### TASK INSTRUCTIONS
Word for word, quote all of the material, omitting the pictures.

Start

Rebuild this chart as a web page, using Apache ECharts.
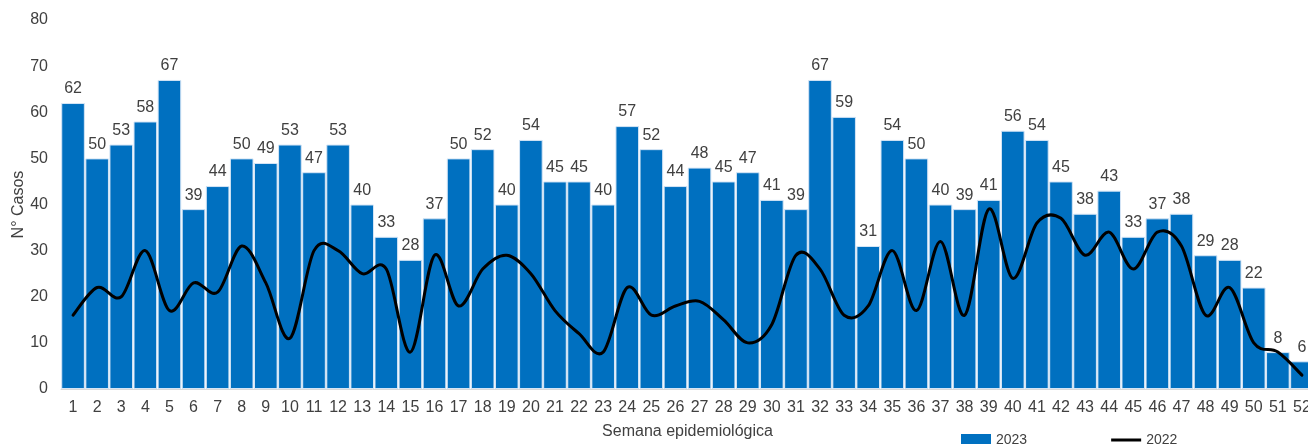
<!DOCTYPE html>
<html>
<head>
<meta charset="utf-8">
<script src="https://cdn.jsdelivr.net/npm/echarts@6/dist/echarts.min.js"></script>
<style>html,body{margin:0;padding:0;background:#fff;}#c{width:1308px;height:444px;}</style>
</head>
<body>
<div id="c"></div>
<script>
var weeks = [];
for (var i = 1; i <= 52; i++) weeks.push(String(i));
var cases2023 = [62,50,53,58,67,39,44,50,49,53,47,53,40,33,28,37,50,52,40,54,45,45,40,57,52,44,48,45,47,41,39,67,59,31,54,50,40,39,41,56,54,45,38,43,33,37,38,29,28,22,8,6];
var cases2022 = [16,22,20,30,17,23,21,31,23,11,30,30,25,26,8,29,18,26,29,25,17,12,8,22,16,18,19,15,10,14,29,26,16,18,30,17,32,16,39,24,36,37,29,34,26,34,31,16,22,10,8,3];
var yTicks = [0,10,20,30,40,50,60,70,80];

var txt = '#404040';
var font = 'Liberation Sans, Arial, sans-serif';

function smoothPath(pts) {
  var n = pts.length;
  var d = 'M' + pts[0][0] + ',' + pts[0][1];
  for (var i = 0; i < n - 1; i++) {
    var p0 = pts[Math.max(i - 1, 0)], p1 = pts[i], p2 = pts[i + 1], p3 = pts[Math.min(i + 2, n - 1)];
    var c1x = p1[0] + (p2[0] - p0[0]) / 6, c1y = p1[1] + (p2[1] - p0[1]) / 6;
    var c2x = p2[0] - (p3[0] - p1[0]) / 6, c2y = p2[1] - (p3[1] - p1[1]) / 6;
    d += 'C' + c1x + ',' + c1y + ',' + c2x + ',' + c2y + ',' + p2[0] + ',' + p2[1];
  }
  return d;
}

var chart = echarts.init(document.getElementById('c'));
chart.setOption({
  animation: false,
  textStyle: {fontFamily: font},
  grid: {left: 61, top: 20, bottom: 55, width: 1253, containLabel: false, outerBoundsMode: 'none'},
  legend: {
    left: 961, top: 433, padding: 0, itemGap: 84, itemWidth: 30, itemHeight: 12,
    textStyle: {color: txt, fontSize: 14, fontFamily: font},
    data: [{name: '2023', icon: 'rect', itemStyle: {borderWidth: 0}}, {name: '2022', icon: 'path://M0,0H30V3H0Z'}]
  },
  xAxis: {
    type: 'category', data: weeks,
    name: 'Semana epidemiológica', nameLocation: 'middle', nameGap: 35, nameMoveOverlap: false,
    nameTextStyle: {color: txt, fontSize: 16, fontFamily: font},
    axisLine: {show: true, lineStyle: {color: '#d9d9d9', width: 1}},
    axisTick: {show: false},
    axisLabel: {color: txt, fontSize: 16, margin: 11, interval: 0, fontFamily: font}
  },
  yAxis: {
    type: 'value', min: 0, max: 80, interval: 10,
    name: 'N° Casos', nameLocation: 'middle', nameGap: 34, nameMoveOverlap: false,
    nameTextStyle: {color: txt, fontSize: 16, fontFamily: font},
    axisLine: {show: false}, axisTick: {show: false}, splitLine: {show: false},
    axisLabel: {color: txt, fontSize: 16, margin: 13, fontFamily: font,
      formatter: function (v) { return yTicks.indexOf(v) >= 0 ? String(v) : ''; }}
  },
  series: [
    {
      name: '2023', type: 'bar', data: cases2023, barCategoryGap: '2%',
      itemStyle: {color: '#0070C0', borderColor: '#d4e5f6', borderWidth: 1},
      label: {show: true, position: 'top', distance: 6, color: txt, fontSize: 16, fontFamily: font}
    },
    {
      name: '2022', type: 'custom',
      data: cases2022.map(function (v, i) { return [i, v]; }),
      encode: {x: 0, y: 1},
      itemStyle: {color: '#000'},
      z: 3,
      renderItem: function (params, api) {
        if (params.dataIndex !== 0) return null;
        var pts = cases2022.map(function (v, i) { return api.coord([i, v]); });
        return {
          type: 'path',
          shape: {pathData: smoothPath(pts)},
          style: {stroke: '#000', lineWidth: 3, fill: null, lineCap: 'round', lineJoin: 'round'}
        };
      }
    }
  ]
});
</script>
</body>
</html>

End

### OUTPUT OF THE TASK
Rebuild this chart as a web page, using Apache ECharts.
<!DOCTYPE html>
<html>
<head>
<meta charset="utf-8">
<script src="https://cdn.jsdelivr.net/npm/echarts@6/dist/echarts.min.js"></script>
<style>html,body{margin:0;padding:0;background:#fff;}#c{width:1308px;height:444px;}</style>
</head>
<body>
<div id="c"></div>
<script>
var weeks = [];
for (var i = 1; i <= 52; i++) weeks.push(String(i));
var cases2023 = [62,50,53,58,67,39,44,50,49,53,47,53,40,33,28,37,50,52,40,54,45,45,40,57,52,44,48,45,47,41,39,67,59,31,54,50,40,39,41,56,54,45,38,43,33,37,38,29,28,22,8,6];
var cases2022 = [16,22,20,30,17,23,21,31,23,11,30,30,25,26,8,29,18,26,29,25,17,12,8,22,16,18,19,15,10,14,29,26,16,18,30,17,32,16,39,24,36,37,29,34,26,34,31,16,22,10,8,3];
var yTicks = [0,10,20,30,40,50,60,70,80];

var txt = '#404040';
var font = 'Liberation Sans, Arial, sans-serif';

function smoothPath(pts) {
  var n = pts.length;
  var d = 'M' + pts[0][0] + ',' + pts[0][1];
  for (var i = 0; i < n - 1; i++) {
    var p0 = pts[Math.max(i - 1, 0)], p1 = pts[i], p2 = pts[i + 1], p3 = pts[Math.min(i + 2, n - 1)];
    var c1x = p1[0] + (p2[0] - p0[0]) / 6, c1y = p1[1] + (p2[1] - p0[1]) / 6;
    var c2x = p2[0] - (p3[0] - p1[0]) / 6, c2y = p2[1] - (p3[1] - p1[1]) / 6;
    d += 'C' + c1x + ',' + c1y + ',' + c2x + ',' + c2y + ',' + p2[0] + ',' + p2[1];
  }
  return d;
}

var chart = echarts.init(document.getElementById('c'));
chart.setOption({
  animation: false,
  textStyle: {fontFamily: font},
  grid: {left: 61, top: 20, bottom: 55, width: 1253, containLabel: false, outerBoundsMode: 'none'},
  legend: {
    left: 961, top: 433, padding: 0, itemGap: 84, itemWidth: 30, itemHeight: 12,
    textStyle: {color: txt, fontSize: 14, fontFamily: font},
    data: [{name: '2023', icon: 'rect', itemStyle: {borderWidth: 0}}, {name: '2022', icon: 'path://M0,0H30V3H0Z'}]
  },
  xAxis: {
    type: 'category', data: weeks,
    name: 'Semana epidemiológica', nameLocation: 'middle', nameGap: 35, nameMoveOverlap: false,
    nameTextStyle: {color: txt, fontSize: 16, fontFamily: font},
    axisLine: {show: true, lineStyle: {color: '#d9d9d9', width: 1}},
    axisTick: {show: false},
    axisLabel: {color: txt, fontSize: 16, margin: 11, interval: 0, fontFamily: font}
  },
  yAxis: {
    type: 'value', min: 0, max: 80, interval: 10,
    name: 'N° Casos', nameLocation: 'middle', nameGap: 34, nameMoveOverlap: false,
    nameTextStyle: {color: txt, fontSize: 16, fontFamily: font},
    axisLine: {show: false}, axisTick: {show: false}, splitLine: {show: false},
    axisLabel: {color: txt, fontSize: 16, margin: 13, fontFamily: font,
      formatter: function (v) { return yTicks.indexOf(v) >= 0 ? String(v) : ''; }}
  },
  series: [
    {
      name: '2023', type: 'bar', data: cases2023, barCategoryGap: '2%',
      itemStyle: {color: '#0070C0', borderColor: '#d4e5f6', borderWidth: 1},
      label: {show: true, position: 'top', distance: 6, color: txt, fontSize: 16, fontFamily: font}
    },
    {
      name: '2022', type: 'custom',
      data: cases2022.map(function (v, i) { return [i, v]; }),
      encode: {x: 0, y: 1},
      itemStyle: {color: '#000'},
      z: 3,
      renderItem: function (params, api) {
        if (params.dataIndex !== 0) return null;
        var pts = cases2022.map(function (v, i) { return api.coord([i, v]); });
        return {
          type: 'path',
          shape: {pathData: smoothPath(pts)},
          style: {stroke: '#000', lineWidth: 3, fill: null, lineCap: 'round', lineJoin: 'round'}
        };
      }
    }
  ]
});
</script>
</body>
</html>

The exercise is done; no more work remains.